[R] Smooth terms significance in GAM models
Simon Wood
sw283 at maths.bath.ac.uk
Fri Sep 30 15:40:42 CEST 2005
> i'm using gam() function from package mgcv with default option (edf
> estimated by GCV).
>
> >G=gam(y ~ s(x0, k = 5) + s(x1) + s(x2, k = 3))
> >SG=summary(G)
> Formula:
> y ~ +s(x0, k = 5) + s(x1) + s(x2, k = 3)
>
> Parametric coefficients:
> Estimate std. err. t ratio Pr(>|t|)
> (Intercept) 3.462e+07 1.965e+05 176.2 < 2.22e-16
>
> Approximate significance of smooth terms:
> edf chi.sq p-value
> s(x0) 2.858 70.629 1.3129e-07
> s(x1) 8.922 390.39 2.6545e-13
> s(x2) 1.571 141.6 1.8150e-11
>
> R-sq.(adj) = 0.955 Deviance explained = 97%
> GCV score = 2.4081e+12 Scale est. = 1.5441e+12 n = 40
> --------------------------------------
>
> I know i can estimate the significance of smooth terms with chi.sq &
> p.value.
>
> With GCV, p-value are obtained by comparing the statistic to an F
> distribution,isn't it?
> help(summary.gam) says "use at your own risk!".Does it mean i should
> only estimated signifiance of smooth terms by chi.sq?.Is there a way to
> link both information (p.value and chi.sq)?

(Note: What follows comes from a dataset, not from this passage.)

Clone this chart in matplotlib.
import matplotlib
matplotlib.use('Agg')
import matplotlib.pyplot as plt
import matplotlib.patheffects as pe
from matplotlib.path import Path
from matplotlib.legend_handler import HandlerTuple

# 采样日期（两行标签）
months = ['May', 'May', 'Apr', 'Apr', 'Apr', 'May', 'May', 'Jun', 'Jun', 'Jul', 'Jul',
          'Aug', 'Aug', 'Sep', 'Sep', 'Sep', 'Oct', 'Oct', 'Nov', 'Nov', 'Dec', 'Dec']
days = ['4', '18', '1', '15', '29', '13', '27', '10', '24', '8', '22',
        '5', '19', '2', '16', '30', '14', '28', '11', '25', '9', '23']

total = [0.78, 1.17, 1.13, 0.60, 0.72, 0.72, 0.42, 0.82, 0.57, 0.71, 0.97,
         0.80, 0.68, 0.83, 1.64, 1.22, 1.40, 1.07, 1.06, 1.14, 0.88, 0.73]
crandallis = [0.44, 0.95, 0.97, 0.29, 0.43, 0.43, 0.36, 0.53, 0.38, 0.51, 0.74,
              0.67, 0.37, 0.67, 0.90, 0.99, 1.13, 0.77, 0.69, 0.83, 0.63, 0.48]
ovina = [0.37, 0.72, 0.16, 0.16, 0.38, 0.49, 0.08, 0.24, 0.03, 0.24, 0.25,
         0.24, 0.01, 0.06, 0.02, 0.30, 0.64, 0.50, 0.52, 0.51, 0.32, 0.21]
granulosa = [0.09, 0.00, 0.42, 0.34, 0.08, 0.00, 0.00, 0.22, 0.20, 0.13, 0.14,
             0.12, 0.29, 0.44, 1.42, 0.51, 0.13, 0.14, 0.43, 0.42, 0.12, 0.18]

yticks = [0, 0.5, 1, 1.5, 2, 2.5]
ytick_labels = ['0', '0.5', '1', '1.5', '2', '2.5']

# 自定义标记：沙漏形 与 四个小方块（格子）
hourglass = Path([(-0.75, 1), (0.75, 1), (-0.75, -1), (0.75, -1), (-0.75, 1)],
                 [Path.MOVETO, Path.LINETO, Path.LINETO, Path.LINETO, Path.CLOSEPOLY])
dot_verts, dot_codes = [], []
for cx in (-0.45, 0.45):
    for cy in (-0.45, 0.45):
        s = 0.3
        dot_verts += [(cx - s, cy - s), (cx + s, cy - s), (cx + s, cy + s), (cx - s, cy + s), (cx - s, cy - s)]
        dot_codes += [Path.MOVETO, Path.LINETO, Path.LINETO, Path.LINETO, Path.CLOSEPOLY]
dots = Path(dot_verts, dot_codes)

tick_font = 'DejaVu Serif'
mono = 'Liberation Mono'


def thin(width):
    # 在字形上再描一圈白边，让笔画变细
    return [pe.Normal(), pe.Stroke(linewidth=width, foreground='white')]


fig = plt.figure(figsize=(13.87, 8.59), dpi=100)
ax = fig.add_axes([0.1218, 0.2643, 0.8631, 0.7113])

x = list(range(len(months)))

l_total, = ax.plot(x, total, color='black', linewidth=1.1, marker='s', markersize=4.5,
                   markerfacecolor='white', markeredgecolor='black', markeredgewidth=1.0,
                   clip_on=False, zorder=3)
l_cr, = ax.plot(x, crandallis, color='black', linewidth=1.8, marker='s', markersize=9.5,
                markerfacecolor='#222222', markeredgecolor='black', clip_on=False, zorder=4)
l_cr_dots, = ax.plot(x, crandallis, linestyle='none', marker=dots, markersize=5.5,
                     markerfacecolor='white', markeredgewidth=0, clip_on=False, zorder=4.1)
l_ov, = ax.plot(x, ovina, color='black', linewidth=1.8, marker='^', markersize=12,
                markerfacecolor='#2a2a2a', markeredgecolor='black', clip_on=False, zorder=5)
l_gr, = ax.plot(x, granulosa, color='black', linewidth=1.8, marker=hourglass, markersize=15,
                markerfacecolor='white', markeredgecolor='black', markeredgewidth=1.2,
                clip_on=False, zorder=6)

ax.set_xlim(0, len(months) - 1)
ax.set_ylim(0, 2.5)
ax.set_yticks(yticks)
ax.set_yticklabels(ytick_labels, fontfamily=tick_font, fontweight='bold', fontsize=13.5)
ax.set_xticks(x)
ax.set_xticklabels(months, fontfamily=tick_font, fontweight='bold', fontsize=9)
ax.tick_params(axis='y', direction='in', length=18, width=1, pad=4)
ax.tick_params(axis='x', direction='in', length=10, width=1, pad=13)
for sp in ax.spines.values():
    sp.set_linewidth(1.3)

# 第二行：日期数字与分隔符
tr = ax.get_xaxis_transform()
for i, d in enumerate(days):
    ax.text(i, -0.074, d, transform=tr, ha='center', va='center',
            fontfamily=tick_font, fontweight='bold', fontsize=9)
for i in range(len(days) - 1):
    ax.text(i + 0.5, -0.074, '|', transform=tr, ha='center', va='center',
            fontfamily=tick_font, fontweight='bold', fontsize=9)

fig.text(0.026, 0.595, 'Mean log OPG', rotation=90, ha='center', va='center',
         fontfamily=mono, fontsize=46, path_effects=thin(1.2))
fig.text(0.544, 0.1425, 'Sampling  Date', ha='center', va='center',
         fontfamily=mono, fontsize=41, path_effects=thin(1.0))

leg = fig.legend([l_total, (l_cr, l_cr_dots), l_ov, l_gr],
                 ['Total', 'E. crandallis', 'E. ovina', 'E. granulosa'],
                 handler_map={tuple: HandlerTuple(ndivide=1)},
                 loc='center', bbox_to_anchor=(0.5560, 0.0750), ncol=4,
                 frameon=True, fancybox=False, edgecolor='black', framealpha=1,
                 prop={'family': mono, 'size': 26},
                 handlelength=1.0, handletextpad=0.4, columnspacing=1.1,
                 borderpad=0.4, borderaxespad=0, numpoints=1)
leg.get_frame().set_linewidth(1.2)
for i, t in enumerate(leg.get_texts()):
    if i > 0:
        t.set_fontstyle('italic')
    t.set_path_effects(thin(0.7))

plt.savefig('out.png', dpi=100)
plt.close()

No, using F as the reference distribution is always more conservative:
using chi.sq will be even worse. The p values are *very approximate* since
they are based on pretending that a penalized fit is equivalent to an
unpenalized fit with the same effective degrees of freedom, and neglect
the uncertainty associated with smoothing parameter estimation... they
provide a reasonable `rough guide' to significance, but are by no means
exact.
> Last question, using GAM with default, should i look at R-sq rather than
> Deviance explain, or both?
In this case devaince explained is just the unadjusted r^2... I'd look at
the r^2, which is adjusted (to take into account the degrees of freedom
`used up' when estimating the model).